港といえば海産物の即売所。銚子にはウオッセ21とかっていうポートタワーの横にある海産物センターがある。5時までのところに4時50分に行ったわけでほとんどのお店が終わっていた・・。残り物は干物ばかり・・。ホントはここで刺身買って今日の晩飯にするつもりだったのに・・。ちょいと残念。ただ、こういった施設が稼動しているって事は港も頑張っているって証拠なのでこのゴールデンウィークはマジで頑張ってほしい。ちなみにタワーの展望台は有料だったので登っていません・・・。
銚子港から利根川の橋を渡って茨城県に入る。この橋が結構でかくて感動した。河口にかかる橋ってスケールがでかいよね。

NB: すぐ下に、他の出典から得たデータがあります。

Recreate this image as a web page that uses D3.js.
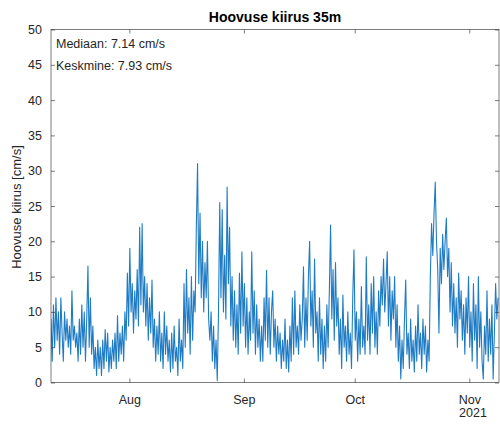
<!DOCTYPE html>
<html><head><meta charset="utf-8">
<script src="https://cdn.jsdelivr.net/npm/d3@7"></script>
<style>body{margin:0;background:#fff}svg{display:block}text{font-family:"Liberation Sans",Arial,sans-serif}</style>
</head><body><div id="chart"></div>
<script>
// Data: current speed [cm/s], 3 samples per day (8 h step) starting 2021-07-10 19:00
const startTime = "2021-07-10T19:00:00";
const stepHours = 8;
const speedValues = [
 9,3,11, 5,12,6, 10,4,12, 7,3,10, 6,9,5, 8,4,13, 6,8,5, 7,3,9, 4,11,5, 10,3,9,
 16.5,5,12, 4,8,2, 5,1,6, 2,5,1, 6,2,7.5, 3,7,1.5, 5,2,6, 3,7,2, 9.5,3,7, 4,8,3,
 10,6,15.5, 8,19,10, 14,7,13, 9,16,8, 22,11,22.5, 10,15,8, 14,6,12, 7,14.5,5, 9,3,8, 4,10,3,
 7,2,10, 4,8,3, 6,1.5,7, 2,8,3, 5,1,9, 3,6,2, 14,5,16, 7,12,4, 15,6,13, 10,22,31,
 14,24,12, 20,10,17, 12,20,9, 6,10,3, 8,2,6, 0.3,10,25.5, 12,24.5,10, 18,9,27.7, 14,22,8, 15,6,13,
 5,11,4, 15.5,7,18.5, 8,14,5, 12,4,10, 6,18.5,7, 13,4,11, 5,9,3, 8,3,12, 6,15.9,5, 12,4,10,
 13,5,9, 3,8,4, 7,2,6, 3,9,2, 6,1.5,8, 3,12,4, 13,5,8, 4,11,6, 9,16.4,5, 12,6,15,
 20,8,13, 5,17.5,7, 10,3,12, 4,9,2, 8,3,11, 5,13,22.3, 9,16,6, 17,8,12, 4,9,2, 12.4,5,8,
 3,10,4, 7,2,12, 18.8,6,10, 3,9,4, 13.6,5,8, 4,17.8,6, 11,4,14, 7,15,5, 10,4,13, 8,15,11,
 17.5,10,14, 18.5,8,15, 6,13,9, 15,5,11, 3,8,0.5, 6,2,9, 14.5,4,7, 2,9,3, 6,1.5,8, 3,11,4,
 7,2,9, 4,8,1.5, 6,3,15, 22.5,18,24, 28.4,20,16, 7,19,14, 21,16,20, 23.3,15,19, 10,17,8, 14,7,12,
 5,15.5,9, 13,6,11, 4,12,7, 15,5,10, 3,14,6, 11,2,15, 5,10,3, 0.5,8,4, 13,3,9, 4,11,0.5,
 7,14,9, 12
];
const yTicks = [0,5,10,15,20,25,30,35,40,45,50];
const xTickDates = ["2021-08-01","2021-09-01","2021-10-01","2021-11-01"];
const xTickLabels = ["Aug","Sep","Oct","Nov"];
const xDomain = ["2021-07-10T19:00:00","2021-11-09T01:00:00"];
const titleText = "Hoovuse kiirus 35m";
const yLabel = "Hoovuse kiirus [cm/s]";
const notes = ["Mediaan: 7.14 cm/s","Keskmine: 7.93 cm/s"];
const yearLabel = "2021";

const W=500,H=425;
const L=51,R=499,T=29.5,B=382.5;
const svg=d3.select("#chart").append("svg").attr("width",W).attr("height",H);
const t0=new Date(startTime);
const data=speedValues.map((v,i)=>({t:new Date(t0.getTime()+i*stepHours*3600e3),v}));
const x=d3.scaleTime().domain(xDomain.map(d=>new Date(d))).range([L,R]);
const y=d3.scaleLinear().domain([0,50]).range([B,T]);
const axCol="#262626";

svg.append("defs").append("clipPath").attr("id","clip").append("rect").attr("x",L).attr("y",T).attr("width",R-L).attr("height",B-T);

svg.append("path").datum(data).attr("clip-path","url(#clip)")
 .attr("d",d3.line().x(d=>x(d.t)).y(d=>y(d.v)))
 .attr("fill","none").attr("stroke","#1f7cc4").attr("stroke-width",1.1).attr("stroke-linejoin","round");

// frame
svg.append("rect").attr("x",L).attr("y",T).attr("width",R-L).attr("height",B-T).attr("fill","none").attr("stroke",axCol).attr("stroke-width",0.6);

const xt=xTickDates.map(d=>new Date(d+"T00:00:00"));
const gl=svg.append("g").attr("transform",`translate(${L},0)`).call(d3.axisLeft(y).tickValues(yTicks).tickSize(-4).tickPadding(9));
const gr=svg.append("g").attr("transform",`translate(${R},0)`).call(d3.axisRight(y).tickValues(yTicks).tickSize(-4).tickFormat(""));
const gb=svg.append("g").attr("transform",`translate(0,${B})`).call(d3.axisBottom(x).tickValues(xt).tickSize(-4).tickPadding(13).tickFormat((d,i)=>xTickLabels[i]));
const gt=svg.append("g").attr("transform",`translate(0,${T})`).call(d3.axisTop(x).tickValues(xt).tickSize(-4).tickFormat(""));
[gl,gr,gb,gt].forEach(g=>{g.select(".domain").remove();g.selectAll("line").attr("stroke",axCol).attr("stroke-width",0.6);
 g.selectAll("text").attr("fill",axCol).attr("font-size",12.5).attr("font-family","Liberation Sans, Arial, sans-serif");});

svg.append("text").attr("x",473).attr("y",417).attr("text-anchor","middle").attr("font-size",12.5).attr("fill",axCol).text(yearLabel);

svg.append("text").attr("x",(L+R)/2).attr("y",22).attr("text-anchor","middle").attr("font-size",14).attr("font-weight","bold").attr("fill","#000").text(titleText);

svg.append("text").attr("transform","translate(21,207) rotate(-90)").attr("text-anchor","middle").attr("font-size",13).attr("fill",axCol).text(yLabel);

notes.forEach((n,i)=>svg.append("text").attr("x",56).attr("y",48+i*22).attr("font-size",12.5).attr("fill",axCol).text(n));
</script></body></html>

茨城に入って国道を走ったらすぐに宿にたどり着けたんだけど、ちょっとだけ海岸線を寄り道。鹿島灘って言うのかなこの辺は?風力発電の風車がたくさん建っていた。自然エネルギーってのもバカにならないことを今回の原発の事故でみんな理解し始めているんだよね。日が沈む前の風が冷たくなってきた。このあたりは津波の被害があまり無かったのか、倒壊しているような建物は見つからなかった。千葉とか茨城で今日走ったところは、海岸があって防砂林があるところよりも、海っぺりや河口とか川が逆流しそうな場所のほうが被害を受けているっぽい。宮城の名取の映像とか見てたら関係なさそうだけど・・。
そして本日の宿のある神栖に到着。鹿島臨海工業地域って中学校の社会の授業で習ったことがあるけど、実際に目の前にすると教科書に載るだけのスケールを感じる。そして、その工業団地があって栄えた町ってのもなんとなく理解。

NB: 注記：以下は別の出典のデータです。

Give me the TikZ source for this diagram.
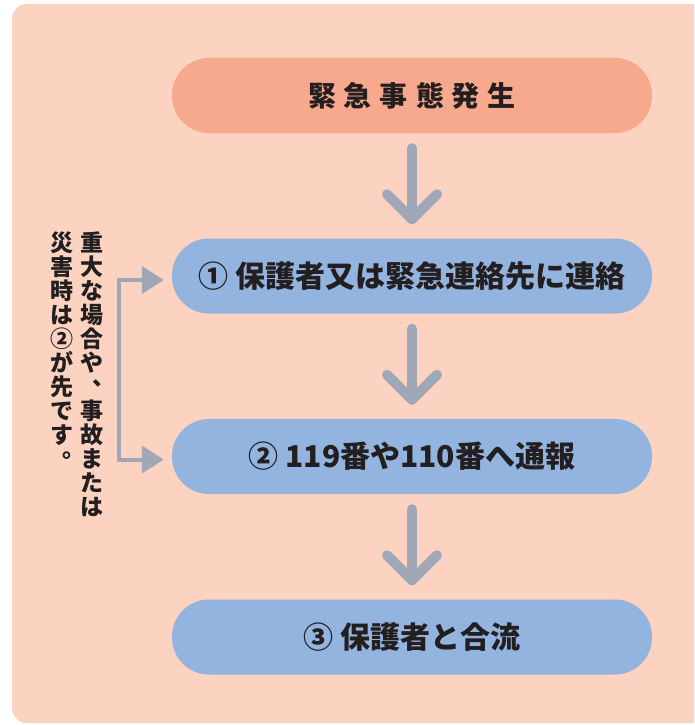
\documentclass[tikz,border=0pt]{standalone}
\usepackage{fontspec}
\newfontfamily\jp{Noto Sans CJK JP}
\usetikzlibrary{arrows.meta}
\definecolor{bgpink}{HTML}{FCD2C0}
\definecolor{boxorange}{HTML}{F6A98C}
\definecolor{boxblue}{HTML}{94B4E0}
\definecolor{arrowgray}{HTML}{A0A8B8}
\definecolor{ink}{HTML}{231E1F}
\newcommand\vpunct[1]{\makebox[1em][l]{\hspace*{0.5em}\raisebox{0.45em}[0.85em][0.1em]{#1}}}
\tikzset{
  flowbox/.style={minimum width=480pt, minimum height=75pt, rounded corners=37pt,
    inner sep=0pt, text=ink, font=\jp\bfseries\fontsize{30}{30}\selectfont},
  downarrow/.style={draw=arrowgray, line width=10pt, line cap=round, line join=round},
  bracket/.style={draw=arrowgray, line width=4pt,
    {Triangle[length=22pt,width=27pt]}-{Triangle[length=22pt,width=27pt]}},
  vtext/.style={anchor=north, inner sep=0pt, align=center, text=ink,
    font=\jp\bfseries\fontsize{23}{24}\selectfont}
}
\begin{document}
\begin{tikzpicture}[x=1pt,y=-1pt]
\useasboundingbox (0,0) rectangle (694,725);
\clip (0,0) rectangle (694,725);
\fill[bgpink, rounded corners=15pt] (12,4) rectangle (730,723);

\node[flowbox, fill=boxorange, font=\jp\bfseries\fontsize{28}{28}\selectfont] (b0) at (412,95.5)
  {緊\hspace{8pt}急\hspace{8pt}事\hspace{8pt}態\hspace{8pt}発\hspace{8pt}生};
\node[flowbox, fill=boxblue] (b1) at (412,276) {① 保護者又は緊急連絡先に連絡};
\node[flowbox, fill=boxblue] (b2) at (412,456.5) {② 119番や110番へ通報};
\node[flowbox, fill=boxblue] (b3) at (412,637) {③ 保護者と合流};

\foreach \a/\b in {b0/b1, b1/b2, b2/b3}{
  \coordinate (s) at ([yshift=-15pt]\a.south);
  \coordinate (t) at ([yshift=19pt]\b.north);
  \draw[downarrow] (s) -- (t);
  \draw[downarrow] ([shift={(-25,-25)}]t) -- (t) -- ([shift={(25,-25)}]t);
}

\draw[bracket] ([xshift=-8pt,yshift=-4pt]b1.west) -- ++(-45,0)
  |- ([xshift=-8pt,yshift=-3pt]b2.west);

\node[vtext] (c1) at (92,232) {重\\大\\な\\場\\合\\や\\\vpunct{、}\\事\\故\\ま\\た\\は};
\node[vtext] (c2) at (62,232) {災\\害\\時\\は\\②\\が\\先\\で\\す\\\vpunct{。}};
\end{tikzpicture}
\end{document}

今は鹿島アントラーズの試合とかがあったときに観光客が泊まる旅館っぽいのが結構あるみたいだけど、そこに一泊。六畳一間の部屋だけど、布団とテレビとちゃぶ台。たまにはこんな旅館もありだな。
チェックイン後、バイクでケツがかなり痛かったので周辺を歩いてみたが町の至る所が液状化なのかアスファルトがボッコボコになってて砂が出ていた。このあたりは津波よりも地震の被害のほうが凄そうだった。今もこうやってブログを書いている間にも余震があったりと、皆不安な毎日を送っているに違いない・・。
さすがに7時間もバイクに乗っていたので疲れた。
途中でボランティアをやろうかとか考えていたが、何も知らない自分が参加できるかわからない状況に無力さを感じた。だから今回は方針を変えて「この目で確かめる」にした。
この旅を終えて、何か自分の中で変わるものがあれば良いなと思う。
明日は日立~福島方面に向かおうと思う。